Paradoxically and not without good reasons, the self-styled chess players had to eat humble pie.

“There was escalated rhetoric on everything else, but the Kartarpur corridor survived. That only shows that power larger than the popular government and the civil leadership in Pakistan has been pushing it,” the source maintained, trying to drive home the point that the Pakistan army wanted to use Kartarpur as a stepping stone to radicalise the Sikh population in India.

Today, the crises in Pakistan have increased manifold beyond the realm of politics, and its communal agenda is responsible for the utter chaos.

While Nawaz Sharif and even Imran Khan (till he was in office) readily became captives of the cantonment shenanigans, in India, PM Modi did not approve of being captive to the “wisdom lying in files of South Block”, notes Nripendra Misra, former Principal Secretary to PM.

According to him, PM Modi also had made it clear to advisers that the baggage of the last 70 years was unwelcome and ‘no dogma’ would guide his foreign policy initiatives. Hence, he played out of the box.

Nawaz Sharif also believed in playing ‘out of box’ diplomacy to give him his due, but he always felt handicapped.

In India under PM Modi, “the foreign policy was solely geared to achieve peace without any compromise of sovereignty and his commitment to development goals for the betterment of 1.3 billion Indians”, wrote Nripendra Misra in 2020.

He argued – that explained Modi’s “surprise visit” to Lahore at a very short notice.

“To have such a tasty cake (on Sharif’s birthday), I can go to any part of the globe,” PM Modi had said. Sadly, Pakistan reciprocated with Pathankot and Uri.

“He (Modi) could rise above trifling considerations of cost and benefit because he sniffed an opportunity to improve bilateral ties. It’s Pakistan’s misfortune that vested interests in that country sabotaged the pursuit of peace and prosperity,” Nripendra Misra penned.

In 2015 summer yet again, PM Modi and Nawaz Sharif played ball. Nawaz Sharif is not a novice, but he agreed to a joint statement at Ufa in Russia on July 10, 2015, with Indian PM Modi without mentioning the K-word, “Kashmir’.

Earlier in 1997, much before PM, Modi became the phenomenon that he is today, Nawaz Sharif did away with Gen Zia’s 8th Amendment (which Benazir and others did not dare to touch).

The constitutional Amendment had given overriding powers to the Pakistan army. Thus like his Indian counterpart in the past, Nawaz Sharif too showed that he is a gutsy leader.
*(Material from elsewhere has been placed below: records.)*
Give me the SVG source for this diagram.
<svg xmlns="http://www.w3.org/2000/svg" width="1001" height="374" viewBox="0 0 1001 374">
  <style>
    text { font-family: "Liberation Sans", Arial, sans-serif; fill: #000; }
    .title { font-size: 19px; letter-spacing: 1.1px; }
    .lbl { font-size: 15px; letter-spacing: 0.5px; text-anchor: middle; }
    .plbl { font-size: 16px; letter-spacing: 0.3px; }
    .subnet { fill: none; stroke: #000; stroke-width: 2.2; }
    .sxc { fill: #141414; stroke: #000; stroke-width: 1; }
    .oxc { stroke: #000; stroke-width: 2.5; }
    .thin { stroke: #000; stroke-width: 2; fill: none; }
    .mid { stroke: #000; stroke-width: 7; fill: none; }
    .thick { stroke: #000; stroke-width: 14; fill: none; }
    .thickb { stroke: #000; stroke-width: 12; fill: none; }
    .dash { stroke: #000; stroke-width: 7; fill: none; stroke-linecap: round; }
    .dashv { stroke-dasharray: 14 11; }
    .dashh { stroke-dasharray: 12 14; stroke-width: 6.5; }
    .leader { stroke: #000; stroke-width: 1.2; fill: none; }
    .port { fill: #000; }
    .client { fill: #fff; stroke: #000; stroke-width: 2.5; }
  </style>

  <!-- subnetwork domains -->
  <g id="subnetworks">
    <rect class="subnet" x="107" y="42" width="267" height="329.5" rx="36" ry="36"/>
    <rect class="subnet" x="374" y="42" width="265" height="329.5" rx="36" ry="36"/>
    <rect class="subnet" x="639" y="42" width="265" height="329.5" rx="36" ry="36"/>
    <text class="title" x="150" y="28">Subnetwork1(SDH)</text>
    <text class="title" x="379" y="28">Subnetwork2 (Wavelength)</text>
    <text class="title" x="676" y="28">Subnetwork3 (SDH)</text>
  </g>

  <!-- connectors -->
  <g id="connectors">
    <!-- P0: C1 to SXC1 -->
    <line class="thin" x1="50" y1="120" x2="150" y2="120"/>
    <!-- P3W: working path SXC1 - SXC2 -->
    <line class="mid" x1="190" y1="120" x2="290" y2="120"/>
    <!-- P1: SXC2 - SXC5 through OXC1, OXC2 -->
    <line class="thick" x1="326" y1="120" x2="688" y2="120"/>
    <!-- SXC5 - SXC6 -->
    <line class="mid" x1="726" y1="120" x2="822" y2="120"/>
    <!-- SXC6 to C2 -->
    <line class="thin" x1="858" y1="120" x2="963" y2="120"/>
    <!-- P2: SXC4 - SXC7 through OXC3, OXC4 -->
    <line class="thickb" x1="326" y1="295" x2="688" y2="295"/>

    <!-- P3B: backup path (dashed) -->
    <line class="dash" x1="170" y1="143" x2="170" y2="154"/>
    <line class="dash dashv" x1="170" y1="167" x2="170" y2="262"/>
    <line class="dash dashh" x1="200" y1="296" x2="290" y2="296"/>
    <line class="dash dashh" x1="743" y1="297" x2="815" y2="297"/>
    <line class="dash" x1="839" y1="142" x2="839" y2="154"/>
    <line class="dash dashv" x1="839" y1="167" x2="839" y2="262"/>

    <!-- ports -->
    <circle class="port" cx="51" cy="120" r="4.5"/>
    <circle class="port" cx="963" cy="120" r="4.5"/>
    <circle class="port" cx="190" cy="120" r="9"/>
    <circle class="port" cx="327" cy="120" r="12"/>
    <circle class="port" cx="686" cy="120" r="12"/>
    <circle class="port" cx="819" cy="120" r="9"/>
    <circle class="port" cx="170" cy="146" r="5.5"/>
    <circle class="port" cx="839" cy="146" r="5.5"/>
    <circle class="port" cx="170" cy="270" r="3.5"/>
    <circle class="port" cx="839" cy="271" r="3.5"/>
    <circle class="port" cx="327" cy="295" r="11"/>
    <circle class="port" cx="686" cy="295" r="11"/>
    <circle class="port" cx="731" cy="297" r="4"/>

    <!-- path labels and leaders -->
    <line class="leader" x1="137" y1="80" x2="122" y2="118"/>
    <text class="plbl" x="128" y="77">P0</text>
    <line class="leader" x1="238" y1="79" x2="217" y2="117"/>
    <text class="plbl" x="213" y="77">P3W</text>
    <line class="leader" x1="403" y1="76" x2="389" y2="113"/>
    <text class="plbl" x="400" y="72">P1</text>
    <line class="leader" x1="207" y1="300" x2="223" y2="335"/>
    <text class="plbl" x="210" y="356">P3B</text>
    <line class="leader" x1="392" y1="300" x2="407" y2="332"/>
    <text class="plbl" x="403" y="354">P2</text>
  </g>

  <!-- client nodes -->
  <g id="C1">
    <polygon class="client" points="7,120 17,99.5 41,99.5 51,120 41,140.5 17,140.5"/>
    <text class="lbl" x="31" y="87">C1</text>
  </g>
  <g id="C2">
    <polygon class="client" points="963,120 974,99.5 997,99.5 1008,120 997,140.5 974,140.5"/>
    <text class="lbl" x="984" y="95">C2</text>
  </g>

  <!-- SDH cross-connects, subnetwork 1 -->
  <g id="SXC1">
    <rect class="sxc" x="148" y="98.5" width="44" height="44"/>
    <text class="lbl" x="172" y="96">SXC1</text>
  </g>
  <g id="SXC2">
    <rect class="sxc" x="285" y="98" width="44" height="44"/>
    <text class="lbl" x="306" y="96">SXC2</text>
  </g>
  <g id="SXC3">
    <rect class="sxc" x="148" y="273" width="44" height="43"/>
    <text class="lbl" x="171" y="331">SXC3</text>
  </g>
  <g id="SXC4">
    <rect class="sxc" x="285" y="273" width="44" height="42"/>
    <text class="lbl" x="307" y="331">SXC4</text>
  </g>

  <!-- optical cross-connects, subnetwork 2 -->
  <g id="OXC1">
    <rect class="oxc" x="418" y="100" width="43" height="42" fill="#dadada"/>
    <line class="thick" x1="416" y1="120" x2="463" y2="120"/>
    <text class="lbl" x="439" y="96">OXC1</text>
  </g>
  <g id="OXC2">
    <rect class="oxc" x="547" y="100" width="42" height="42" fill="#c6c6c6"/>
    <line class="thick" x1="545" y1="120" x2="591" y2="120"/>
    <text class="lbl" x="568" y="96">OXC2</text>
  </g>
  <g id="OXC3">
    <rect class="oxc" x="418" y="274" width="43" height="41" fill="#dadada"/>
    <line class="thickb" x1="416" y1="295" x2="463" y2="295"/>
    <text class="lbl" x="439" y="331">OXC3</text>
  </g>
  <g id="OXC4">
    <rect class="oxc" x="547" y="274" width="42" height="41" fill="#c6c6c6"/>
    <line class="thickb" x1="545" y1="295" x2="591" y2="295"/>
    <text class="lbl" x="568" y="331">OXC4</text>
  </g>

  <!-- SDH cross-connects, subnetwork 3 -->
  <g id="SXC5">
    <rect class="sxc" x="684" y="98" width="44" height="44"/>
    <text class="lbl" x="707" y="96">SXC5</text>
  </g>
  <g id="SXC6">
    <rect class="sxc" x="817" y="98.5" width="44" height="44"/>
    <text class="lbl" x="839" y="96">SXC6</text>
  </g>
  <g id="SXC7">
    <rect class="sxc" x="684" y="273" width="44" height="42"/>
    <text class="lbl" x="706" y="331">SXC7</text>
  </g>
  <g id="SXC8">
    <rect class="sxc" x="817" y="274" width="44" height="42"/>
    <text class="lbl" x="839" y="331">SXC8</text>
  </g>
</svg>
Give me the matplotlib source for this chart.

But he always decided to be practical too and obliged his army generals.

There is another common ground between Nawaz Sharif and PM Modi as both are “homegrown” politicians who may lack western/anglicised sophistication but speak good Hindi and are certainly ear-on-ground politicians.

While PM Modi braved through the 2002 Gujarat mayhem onslaught and ten years of ‘unfriendly’ UPA in power, Nawaz Sharif returned to Pakistan politics and captured power after being forced to exile after Pervez Musharraf took over.

Yet, in 2023 the scenario is different. PM Modi is today seen as a global statesman, whereas Nawaz Sharif has a bigger challenge to deal with in domestic politics than playing any major roles. The big picture story is Indian diplomacy rocks.